GABRIEL SHERMAN: Flow is having a discernible consistent storyline that runs between your programming. With cable news programming you have Keith Olbermann who feeds into Rachel Maddow, who now feeds into Lawrence O'Donnell in the prime time lineup at MSNBC. At FOX News you have Bill O'Reilly at 8 o'clock, Sean Hannity at 9 o'clock, Greta Van Susteren at 10 o'clock. So, all of these programs have a flow that builds through the night that helps their audiences migrate from one program to the next.
BROOKE GLADSTONE: It's the same thing again and again and again. This is the opposite of the model that CNN had.
GABRIEL SHERMAN: What is the flow between Eliot Spitzer and Anderson Cooper? They're both smart media personalities, but you don't know what they're gonna say on any given night. What executives at MSNBC and FOX News will say is you need to program to an audience who will come to you, expecting to find a certain sensibility.
BROOKE GLADSTONE: So in the midst of CNN's struggles, it brought in as a new president Jonathan Klein, who was independent, formally of CBS. What did he try to do to stake out an audience?

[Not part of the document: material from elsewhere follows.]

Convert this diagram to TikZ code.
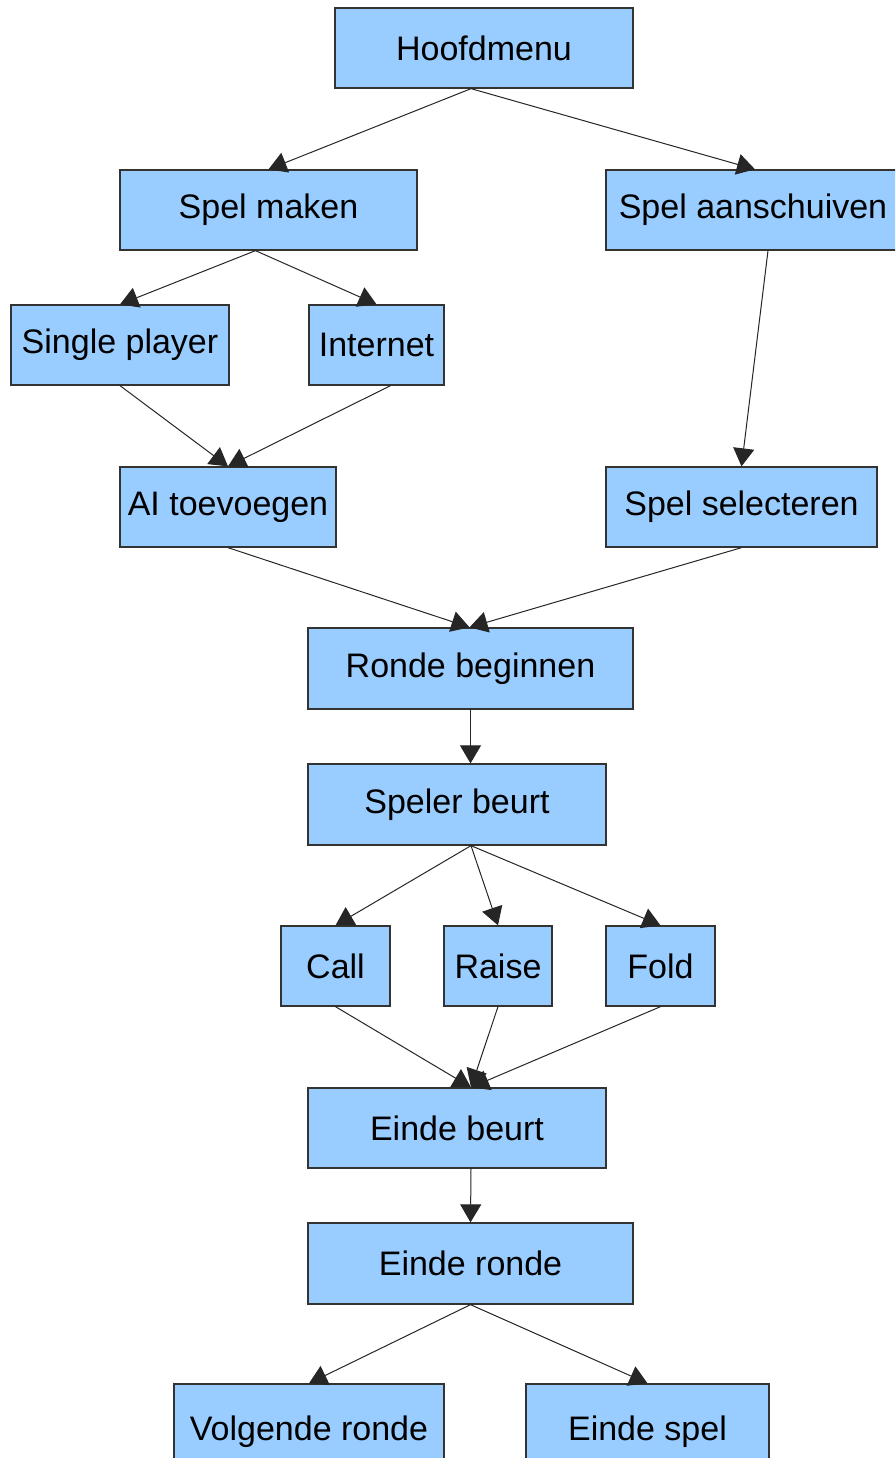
\documentclass[tikz,border=0pt]{standalone}
\usepackage{fontspec}
\setmainfont{Liberation Sans}
\usetikzlibrary{arrows.meta}
\definecolor{boxfill}{HTML}{99CCFF}
\definecolor{boxline}{HTML}{333333}
\begin{document}
\begin{tikzpicture}[x=1pt,y=-1pt,
  box/.style={draw=boxline,line width=1.3pt,fill=boxfill,inner sep=0pt,
    font=\fontsize{34}{40}\selectfont},
  conn/.style={draw=black!85,line width=1pt,
    -{Triangle[length=18pt,width=21pt]}}]
\useasboundingbox (0,0) rectangle (895,1458);
\clip (0,0) rectangle (895,1458);
\fill[white] (0,0) rectangle (895,1458);
\newcommand\bx[6]{\node[box,minimum width=#4-#3,minimum height=#6-#5] (#1) at ({(#3+#4)/2},{(#5+#6)/2}) {#2};}
\bx{hm}{Hoofdmenu}{335}{633}{8}{88}
\bx{sm}{Spel maken}{120}{417}{170}{250}
\bx{sa}{Spel aanschuiven}{606}{900}{170}{250}
\bx{sp}{Single player}{11}{229}{305}{385}
\bx{in}{Internet}{309}{444}{305}{385}
\bx{ai}{AI toevoegen}{120}{336}{467}{547}
\bx{ss}{Spel selecteren}{606}{877}{467}{547}
\bx{rb}{Ronde beginnen}{308}{633}{628}{709}
\bx{sb}{Speler beurt}{308}{606}{764}{845}
\bx{ca}{Call}{281}{390}{926}{1006}
\bx{ra}{Raise}{444}{552}{926}{1006}
\bx{fo}{Fold}{606}{715}{926}{1006}
\bx{eb}{Einde beurt}{308}{606}{1088}{1168}
\bx{er}{Einde ronde}{308}{633}{1223}{1304}
\bx{vr}{Volgende ronde}{174}{444}{1384}{1480}
\bx{es}{Einde spel}{526}{769}{1384}{1480}
% connectors
\draw[conn] ([xshift=-13pt]hm.south) -- ([xshift=0pt]sm.north);
\draw[conn] ([xshift=-13pt]hm.south) -- ([xshift=2pt]sa.north);
\draw[conn] ([xshift=-13pt]sm.south) -- (sp.north);
\draw[conn] ([xshift=-13pt]sm.south) -- ([xshift=0pt]in.north);
\draw[conn] ([xshift=15pt]sa.south) -- ([xshift=0pt]ss.north);
\draw[conn] (sp.south) -- (ai.north);
\draw[conn] ([xshift=14pt]in.south) -- (ai.north);
\draw[conn] (ai.south) -- ([xshift=-1pt]rb.north);
\draw[conn] (ss.south) -- ([xshift=-1pt]rb.north);
\draw[conn] ([xshift=0pt]rb.south) -- ([xshift=13.5pt]sb.north);
\draw[conn] ([xshift=14pt]sb.south) -- (ca.north);
\draw[conn] ([xshift=14pt]sb.south) -- (ra.north);
\draw[conn] ([xshift=14pt]sb.south) -- (fo.north);
\draw[conn] (ca.south) -- ([xshift=14pt]eb.north);
\draw[conn] (ra.south) -- ([xshift=14pt]eb.north);
\draw[conn] (fo.south) -- ([xshift=14pt]eb.north);
\draw[conn] ([xshift=14pt]eb.south) -- ([xshift=0pt]er.north);
\draw[conn] ([xshift=0pt]er.south) -- (vr.north);
\draw[conn] ([xshift=0pt]er.south) -- (es.north);
\end{tikzpicture}
\end{document}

GABRIEL SHERMAN: What's fascinating to note is what John originally tried to do in 2006 was to hire Keith Olbermann from MSNBC, and Jon's boss, Jim Walton who is the president of CNN Worldwide, nixed the deal because he felt that Keith Olbermann wouldn't fit at a non-partisan news network like CNN. And so, what Jon was left to do was to try to develop programming and court controversy and buzz in a non-partisan way.
BROOKE GLADSTONE: You know, it's kind of interesting. Anderson Cooper became well known during Katrina —
GABRIEL SHERMAN: Mm-hmm [AFFIRMATIVE].
BROOKE GLADSTONE: — for expressing the outrage of the people, Sanjay Gupta for taking into his hands injured children and trying to save them in Haiti.
GABRIEL SHERMAN: Mm-hmm [AFFIRMATIVE].
BROOKE GLADSTONE: I mean, this is a way to generate emotion without partisanship.
GABRIEL SHERMAN: That's been CNN's mission, is to try to appeal to the emotions of the audience through journalistic storytelling. When a big story breaks, that may work for a few days but eventually the story moves on and then they're left with the challenge how do you appeal to the emotions of your viewers who — the easiest way to do that is through partisanship?
BROOKE GLADSTONE: We appear to have one successful model right now for cable news.
GABRIEL SHERMAN: What now works in cable news primetime is programming to a very specific audience night after night. And CNN, for the first years of its existence, really provided [LAUGHS] a news service that we all now get on the Internet. And by dinnertime we've all been on our computers all day, and the service that CNN used to provide has largely been filled by news websites.
BROOKE GLADSTONE: Let's end with something that MSNBC's Chris Matthews told you. He was talking about Walter Cronkite's famous signoff, which seems to succinctly sum up the old style of TV journalism, when the anchors spoke from perches, high above the masses, with seeming omniscience. Cronkite used to say:
WALTER CRONKITE: And that's the way it is.
GABRIEL SHERMAN: What Chris Matthews told me was Uncle Walter didn't know the way it was. He was an establishment liberal.
BROOKE GLADSTONE: [LAUGHS] Gabriel, thanks very much.
GABRIEL SHERMAN: Thanks for having me.
BROOKE GLADSTONE: Gabriel Sherman is a contributing editor to New York Magazine.